Sunday, August 12, 2012

If you read to the end, you will get to decide whether Sweetie is a patriot or not. (Project 190, Day Thirty-Four)

There are victories, and then there are victories.

I wasn't going to raise my arms in the V-For-Victory today after my run because it was an awful run.  I got maybe 7 minutes into it, out there on the nature trail, and I knew it wasn't going well because my entire body was rebelling, constantly trying to stop jogging and not even walk, just trying to stop and sit down.

I forced myself to go the seven minutes, plodding through every minute of it, and then walked-and-ran the rest of the trail, walking 100 steps, then running 100 steps, and so on, until I got done, each step harder than the last.

Usually, fighting through that kind of job makes me at least feel proud, like I'm pushing myself the way Alberto Salazar might have (only about 1/1,000,000th as tough, if that) but today it didn't even do that. It was just grim determination that kept me going, the grit-your-teeth-I'm-not-giving-up-and-just-walking kind of thinking that made me finish up without just walking.

I jogged the last 100 yards, and the whole time I was thinking "No V-for-Victory today," but in the end I decided that this was a victory, because I'd gone on running as much as I could even in the face of my own mind fighting me.  So I raised my arms and went inside.

I was sitting on the floor, drinking a glass of milk, and I told Sweetie how bad it had been today.

"I just didn't have it," I said.

"Maybe you need to take a day off," Sweetie said.

I shook my head: "No.  This is DAY THIRTY-FOUR. That's the whole point.  No days off."

"It's just America," Sweetie said.

I nearly choked on my milk and asked her to explain, please, and she said:

"That's just America.

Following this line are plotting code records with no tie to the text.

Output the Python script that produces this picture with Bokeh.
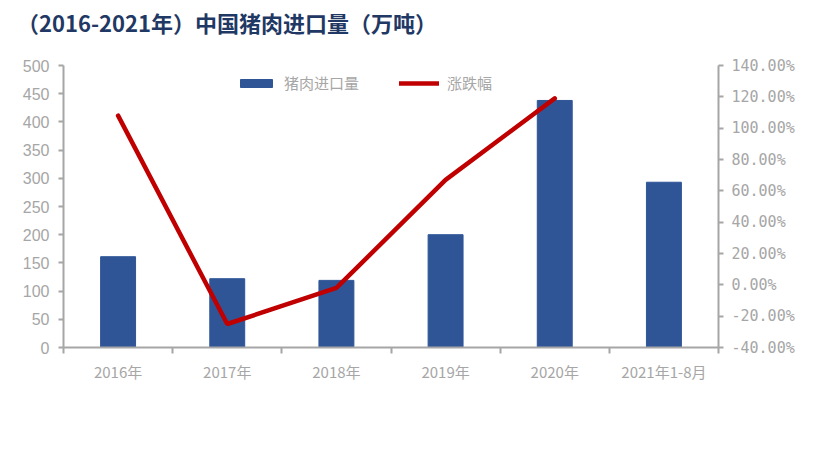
from bokeh.plotting import figure
from bokeh.models import Range1d, LinearAxis, FixedTicker, NumeralTickFormatter, ColumnDataSource, Legend, LegendItem, Div
from bokeh.layouts import column
from bokeh.embed import file_html
from bokeh.resources import INLINE

title_text = "（2016-2021年）中国猪肉进口量（万吨）"
categories = ["2016年", "2017年", "2018年", "2019年", "2020年", "2021年1-8月"]
imports = [161, 122, 119, 200, 438, 293]
change = [1.08, -0.25, -0.02, 0.67, 1.19]

xs = [i + 0.5 for i in range(len(categories))]
bar_src = ColumnDataSource(dict(x=xs, top=imports))
line_src = ColumnDataSource(dict(x=xs[:len(change)], y=change))

FONT = "Noto Sans CJK SC"
GREY = "#A6A6A6"

title = Div(text=title_text, width=810, height=44, margin=0,
            styles={"font-family": FONT, "font-size": "22px", "font-weight": "bold",
                    "color": "#1F3864", "line-height": "44px", "padding-left": "17px",
                    "white-space": "nowrap"})

p = figure(width=810, height=416, output_backend="svg", toolbar_location=None,
           x_range=Range1d(0, 6), y_range=Range1d(0, 500), margin=0,
           min_border_left=63, min_border_right=92, min_border_top=21, min_border_bottom=113)
p.outline_line_color = None
p.xgrid.grid_line_color = None
p.ygrid.grid_line_color = None
p.background_fill_color = "white"
p.border_fill_color = "white"

p.extra_y_ranges = {"pct": Range1d(-0.4, 1.4)}

bars = p.vbar(x="x", top="top", width=0.32, source=bar_src, color="#2F5597")
line = p.line(x="x", y="y", source=line_src, y_range_name="pct", color="#C00000", line_width=4.5, line_cap="round")

# x axis
xa = p.xaxis[0]
xa.ticker = FixedTicker(ticks=xs, minor_ticks=list(range(7)))
xa.major_label_overrides = {x: c for x, c in zip(xs, categories)}
xa.major_tick_line_color = None
xa.minor_tick_out = 6
xa.minor_tick_in = 0
xa.minor_tick_line_color = GREY
xa.axis_line_color = GREY
xa.axis_line_width = 2
xa.minor_tick_line_width = 2
xa.major_label_text_color = GREY
xa.major_label_text_font = FONT
xa.major_label_text_font_size = "15px"
xa.major_label_standoff = 7

# left axis
ya = p.yaxis[0]
ya.ticker = FixedTicker(ticks=list(range(0, 501, 50)))
ya.minor_tick_line_color = None
ya.major_tick_out = 5
ya.major_tick_in = 0
ya.axis_line_color = GREY
ya.axis_line_width = 2
ya.major_tick_line_color = GREY
ya.major_tick_line_width = 2
ya.major_label_text_color = GREY
ya.major_label_text_font = "Liberation Sans"
ya.major_label_text_font_size = "16px"
ya.major_label_standoff = 9

# right axis
ra = LinearAxis(y_range_name="pct", ticker=FixedTicker(ticks=[-0.4 + 0.2 * i for i in range(10)]),
                formatter=NumeralTickFormatter(format="0.00%"))
ra.minor_tick_line_color = None
ra.major_tick_out = 5
ra.major_tick_in = 0
ra.axis_line_color = GREY
ra.axis_line_width = 2
ra.major_tick_line_color = GREY
ra.major_tick_line_width = 2
ra.major_label_text_color = GREY
ra.major_label_text_font = "DejaVu Sans Mono"
ra.major_label_text_font_size = "15px"
ra.major_label_standoff = 8
p.add_layout(ra, "right")

legend = Legend(items=[LegendItem(label="猪肉进口量", renderers=[bars]),
                       LegendItem(label="涨跌幅", renderers=[line])],
                orientation="horizontal", location=(173, 254),
                label_text_font=FONT, label_text_font_size="15px", label_text_color=GREY,
                border_line_color=None, background_fill_alpha=0, padding=5,
                glyph_width=40, glyph_height=10, spacing=40, label_standoff=8)
p.add_layout(legend, "center")

layout = column(title, p, spacing=0, margin=0)
open("out.html", "w").write(file_html(layout, INLINE))
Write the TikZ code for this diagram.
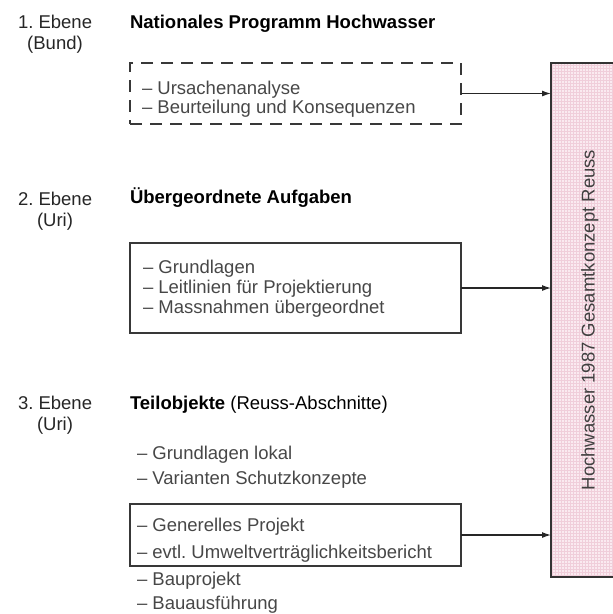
\documentclass[tikz,border=0pt]{standalone}
\usepackage{fontspec}
\setmainfont{Liberation Sans}
\usetikzlibrary{arrows.meta}
\definecolor{pinkfill}{RGB}{250,234,240}
\definecolor{pinkgrid}{RGB}{240,206,218}
\frenchspacing
\begin{document}
\begin{tikzpicture}[x=1pt,y=-1pt,>={Latex[length=9pt,width=6pt]},
		every node/.style={font=\fontsize{18.5}{21}\selectfont,inner sep=0pt,outer sep=0pt,text height=13.3pt,text depth=0pt},
		levelstyle/.style={text=black!85},
		titlestyle/.style={anchor=west,font=\fontsize{18.5}{21}\selectfont\bfseries,text=black},
		itemstyle/.style={anchor=west,text=black!72},
		framestyle/.style={draw=black!78,line width=1.2pt,anchor=north west,minimum width=331pt},
		arrowstyle/.style={->,draw=black!85,line width=1.2pt}]
		
		\useasboundingbox (0,0) rectangle (613,614);
		
		% Ebenen
		\node[levelstyle,anchor=west] (ebene1) at (18,22) {1. Ebene};
		\node[levelstyle] (bund) at (55,43) {(Bund)};
		\node[levelstyle,anchor=west] (ebene2) at (18,199) {2. Ebene};
		\node[levelstyle] (uri2) at (55,220) {(Uri)};
		\node[levelstyle,anchor=west] (ebene3) at (18,403) {3. Ebene};
		\node[levelstyle] (uri3) at (55,424) {(Uri)};
		
		% Titel
		\node[titlestyle] (titel1) at (130,22) {Nationales Programm Hochwasser};
		\node[titlestyle] (titel2) at (130,197) {Übergeordnete Aufgaben};
		\node[titlestyle,font=\fontsize{18.5}{21}\selectfont] (titel3) at (130,403) {\textbf{Teilobjekte} (Reuss-Abschnitte)};
		
		% Kästen
		\node[framestyle,dash pattern=on 12pt off 8pt,minimum height=61pt] (ursachenbox) at (130,63) {};
		\node[framestyle,minimum height=90pt] (aufgabenbox) at (130,243) {};
		\node[framestyle,minimum height=62pt] (teilbox) at (130,504) {};
		\node[draw=black!80,line width=1.2pt,fill=pinkfill,anchor=north west,minimum width=74pt,minimum height=514pt,
			path picture={\draw[pinkgrid,line width=0.4pt,step=3pt] (path picture bounding box.south west) grid (path picture bounding box.north east);}] (konzept) at (551,63) {};
		\node[rotate=90,text=black!75] (konzepttext) at (konzept.center) {Hochwasser 1987 Gesamtkonzept Reuss};
		
		% Punkte
		\node[itemstyle] (ursachen) at (142,88) {– Ursachenanalyse};
		\node[itemstyle] (beurteilung) at (142,107) {– Beurteilung und Konsequenzen};
		
		\node[itemstyle] (grundlagen) at (143,267) {– Grundlagen};
		\node[itemstyle] (leitlinien) at (143,287) {– Leitlinien für Projektierung};
		\node[itemstyle] (massnahmen) at (143,307) {– Massnahmen übergeordnet};
		
		\node[itemstyle] (lokal) at (137,453) {– Grundlagen lokal};
		\node[itemstyle] (varianten) at (137,478) {– Varianten Schutzkonzepte};
		\node[itemstyle] (generell) at (137,525) {– Generelles Projekt};
		\node[itemstyle] (umwelt) at (137,552) {– evtl. Umweltverträglichkeitsbericht};
		\node[itemstyle] (bauprojekt) at (137,579) {– Bauprojekt};
		\node[itemstyle] (ausfuehrung) at (137,603) {– Bauausführung};
		
		% Pfeile
		\draw[arrowstyle] (ursachenbox.east) -- (ursachenbox.east -| konzept.west);
		\draw[arrowstyle] (aufgabenbox.east) -- (aufgabenbox.east -| konzept.west);
		\draw[arrowstyle] (teilbox.east) -- (teilbox.east -| konzept.west);
		\end{tikzpicture}
\end{document}
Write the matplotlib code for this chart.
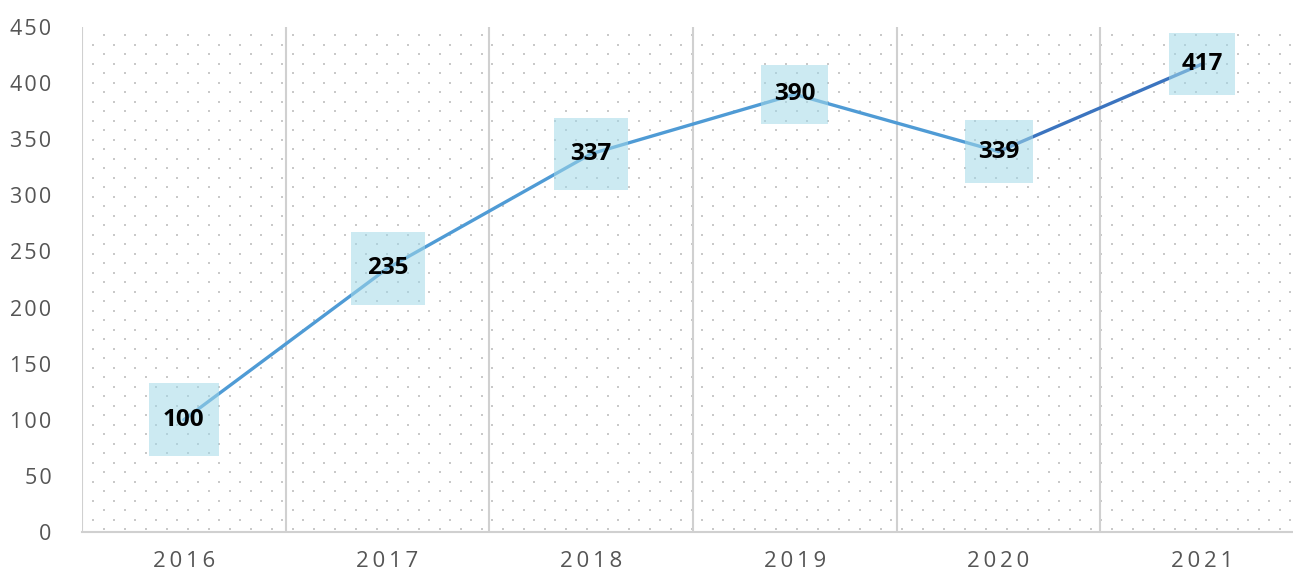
import matplotlib
matplotlib.use("Agg")
import matplotlib.pyplot as plt
import matplotlib.transforms as mtransforms
from matplotlib.patches import Rectangle
import numpy as np

years = ["2016", "2017", "2018", "2019", "2020", "2021"]
values = [100, 235, 337, 390, 339, 417]
y_ticks = [0, 50, 100, 150, 200, 250, 300, 350, 400, 450]

# label box sizes in pixels (w, h) - style only
box_w = [70, 74, 74, 67, 68, 66]
box_h = [73, 73, 72, 59, 63, 62]

W, H = 1293, 573
fig = plt.figure(figsize=(W / 100, H / 100), dpi=100)
plt.rcParams['font.family'] = ['Open Sans', 'DejaVu Sans']

# plot area in pixels
left, right, top, bottom = 82, 1304, 27, 532
ax = fig.add_axes([left / W, (H - bottom) / H, (right - left) / W, (bottom - top) / H])

x = np.arange(len(years))
ax.set_xlim(-0.5, len(years) - 0.5)
ax.set_ylim(0, 450)

# dotted background pattern (staggered)
pw, ph = right - left, bottom - top
pts_x, pts_y = [], []
row = 0
yy = 8.3
while yy < ph:
    off = 10.5 if row % 2 == 0 else 0.0
    xx = 11.3 + off
    while xx < pw:
        pts_x.append(xx / pw)
        pts_y.append(1 - yy / ph)
        xx += 21
    yy += 9.5
    row += 1
ax.scatter(pts_x, pts_y, s=2.2, marker='s', color='#c9c9c9', linewidths=0,
           transform=ax.transAxes, zorder=0)

# category separators
for b in np.arange(-0.5, len(years), 1.0):
    ax.axvline(b, color='#d0d0d0', lw=1.5, zorder=1)

# line
ax.plot(x[:5], values[:5], color='#4f9bd5', lw=2.4, solid_capstyle='round', zorder=3)
ax.plot(x[4:], values[4:], color='#3b74bf', lw=2.4, solid_capstyle='round', zorder=3)

# light boxes behind labels (semi transparent over the line)
for xi, v, bw, bh in zip(x, values, box_w, box_h):
    tr = fig.dpi_scale_trans + mtransforms.ScaledTranslation(xi, v, ax.transData)
    ax.add_patch(Rectangle((-bw / 200, -bh / 200), bw / 100, bh / 100, transform=tr,
                           facecolor='#a2d9e9', edgecolor='none', alpha=0.55,
                           zorder=4, clip_on=False))

# data labels
for xi, v in zip(x, values):
    ax.text(xi, v, str(v), ha='center', va='center', fontsize=17.5, fontweight='bold',
            color='black', zorder=5)

ax.set_xticks(x)
ax.set_xticklabels(["\u2009".join(y) for y in years])
ax.set_yticks(y_ticks)
ax.set_yticklabels(["\u200a".join(str(t)) for t in y_ticks])
ax.tick_params(axis='x', length=0, pad=14, labelsize=16, labelcolor='#555555')
ax.tick_params(axis='y', length=0, pad=22, labelsize=15.5, labelcolor='#555555')

for s in ['top', 'right', 'left']:
    ax.spines[s].set_visible(False)
ax.spines['bottom'].set_color('#d0d0d0')
ax.spines['bottom'].set_linewidth(1.5)

fig.savefig("out.png", dpi=100)
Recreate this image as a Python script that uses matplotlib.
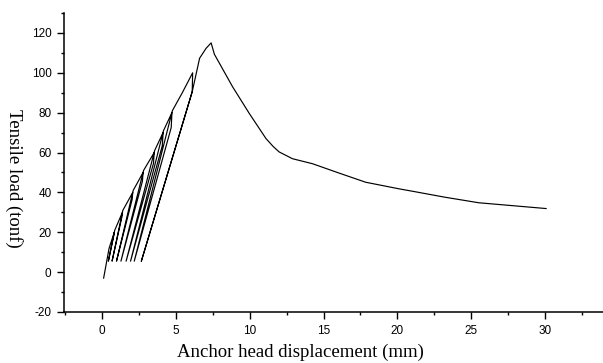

You take a day off from exercise."

Today's workout: Running, the long outside run, 43:09. With lots of walking mixed in.
Latest Weight: 253.
Today's song that probably set the mood for me being in a grimly determined mindset:

Bale Out: The Christian Bale Remix.(NSFW)


PS: The picture on the front of this post is one of the hills I run up at the end of a run. 

2 comments:

Andrew Leon said...

I don't think I understand.

Although there is research that shows that a day off can be better for you. I mean, one day off a week. That may all be biased research, though. I've never researched the research.

anna. said...

i think taking days off can be good too. sometimes (when i feel like torturing myself) i cross-train instead of running (by swimming or biking, etc) but i always take at least one day off a week to let my muscles relax and heal.

isn't that how muscles grow? you break the fibers with your ridiculous workouts and then they heal bigger and stronger.

also, whenever i have a race, i don't run the day before so i have "fresh legs." maybe it's just a placebo, but i think it helps me run faster.

how many days are you planning to do in a row?